UK spy agencies face court challenge

The groups including Big Brother Watch, the Open Rights Group and English PEN together with the German internet activist Constanze Kurz are challenging GCHQ’s mass online surveillance programs at the European Court of Human Rights.

In their papers filed at the court, they said that Britain’s spy agencies have illegally collected vast amounts of private data, including the content of e-mails and social media messages.

The court action is made after revelations by the U.S. whistleblower Edward Snowden that the UK spy agencies are tracking and collecting data transmitted by cellphones or through online activity in a daily basis.

“GCHQ has the capacity to collect more than 21 petabytes of data a day – equivalent to sending all the information in all the books in the British Library 192 times every 24 hours”, according to later estimates.
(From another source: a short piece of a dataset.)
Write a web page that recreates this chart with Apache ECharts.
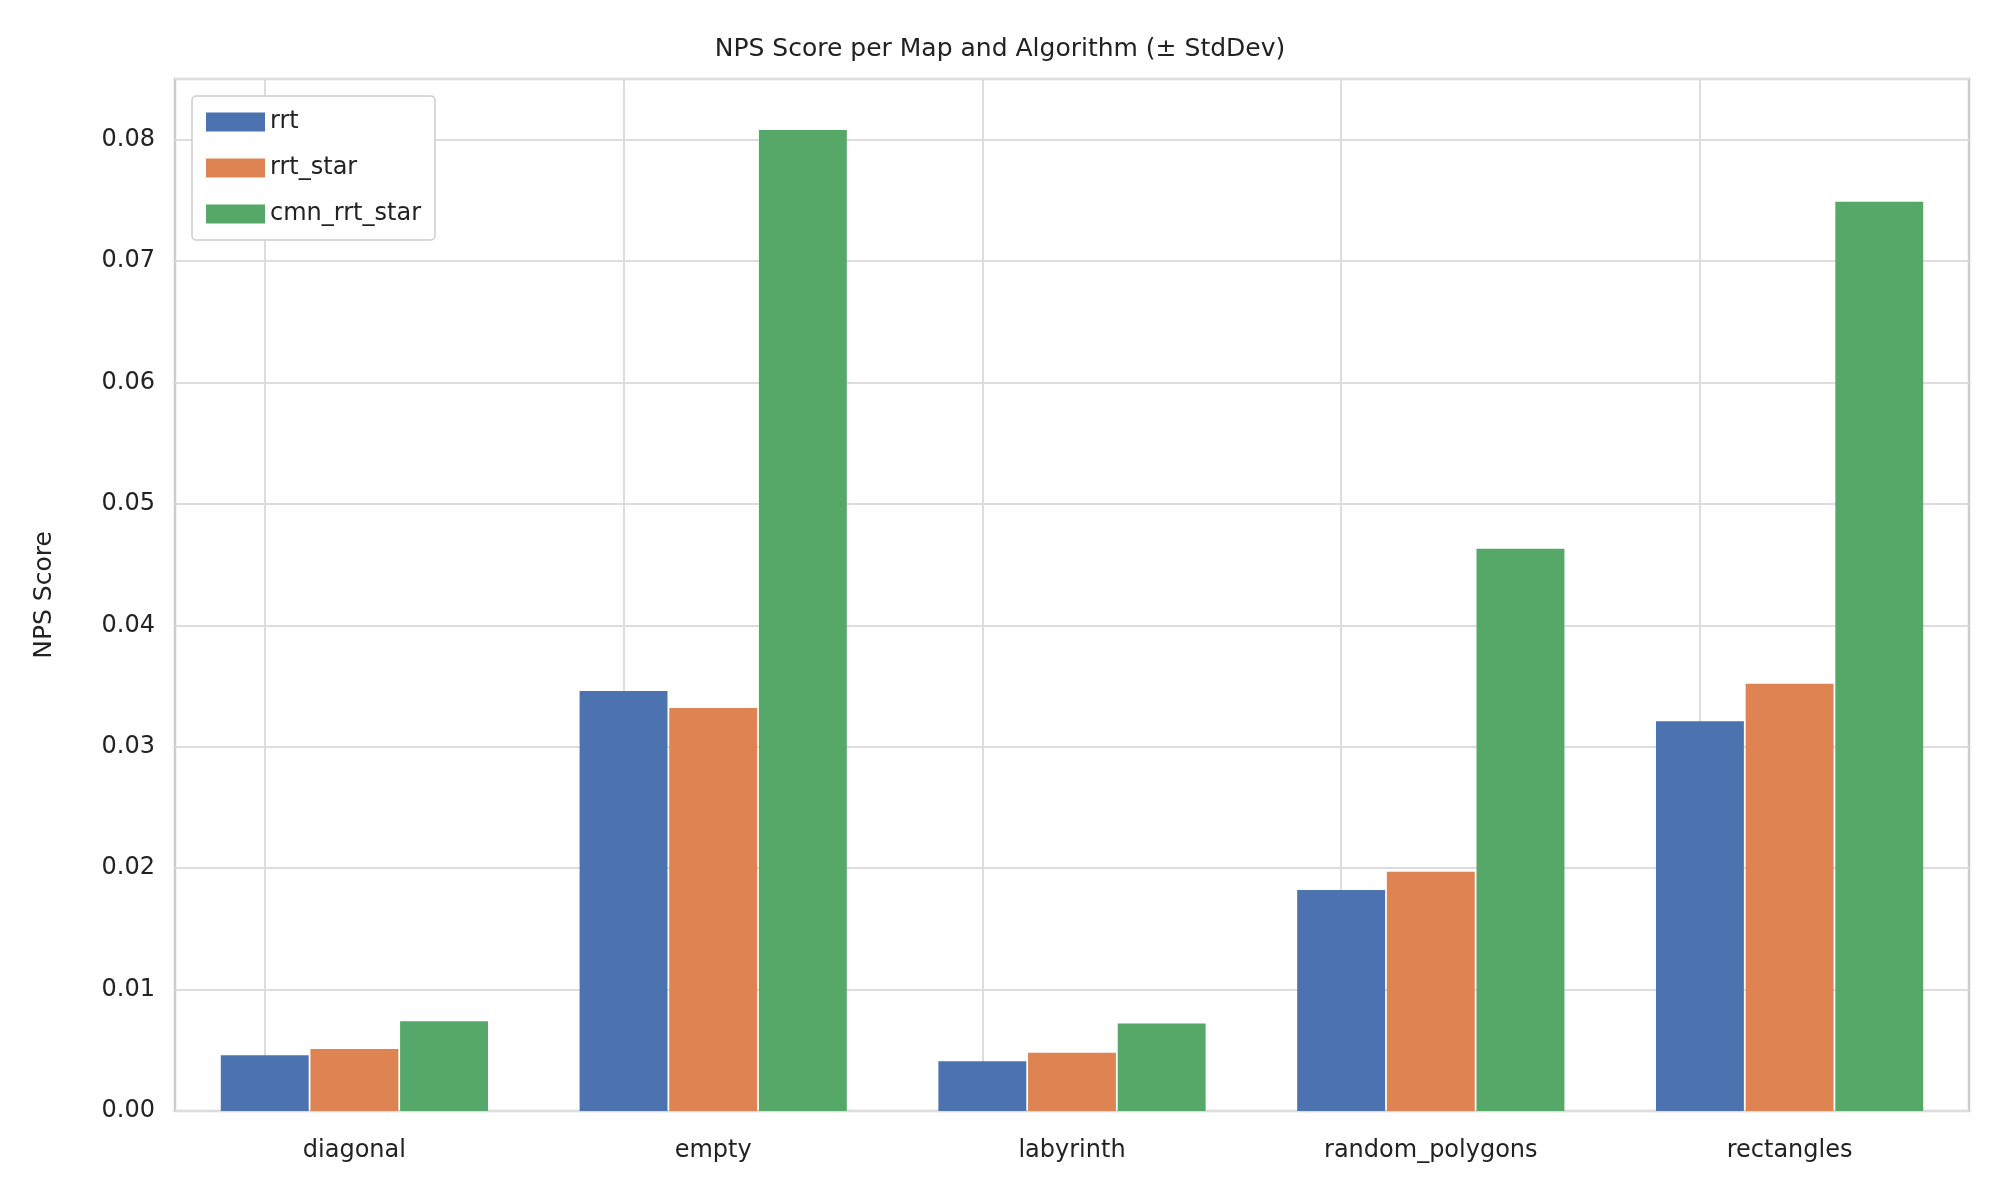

“We are asking the court to declare that unrestrained surveillance of much of Europe’s internet communications by the UK government, and the outdated regulatory system that has permitted this, breach our rights to privacy”, said Daniel Carey, solicitor at Deighton Pierce Glynn, which is taking the case.

Nick Pickles, director of Big Brother Watch, said the system with which spying apparatuses are regulated was no longer fit for purpose.

“The laws governing how internet data is accessed were written when barely anyone had broadband access and were intended to cover old-fashioned copper telephone lines,” he said.

“Parliament did not envisage or intend those laws to permit scooping up details of every communication we send, including content, so it’s absolutely right that GCHQ is held accountable in the courts for its actions”, added Pickles.

Jim Killock, executive director of Open Rights Group, said “the extent of the UK and US surveillance created risks for everyone and placed extreme degrees of power in the hands of secret agencies”.

“This is made worse by the lack of democratic accountability and judicial oversight. People living across the UK, Europe, the USA and beyond need the courts to protect their rights and start the process of re-establishing public trust”, he noted.

The legal challenge came after the Council of Europe adopted a resolution, in which they demanded better protection for whistleblowers who reveal state wrongdoing.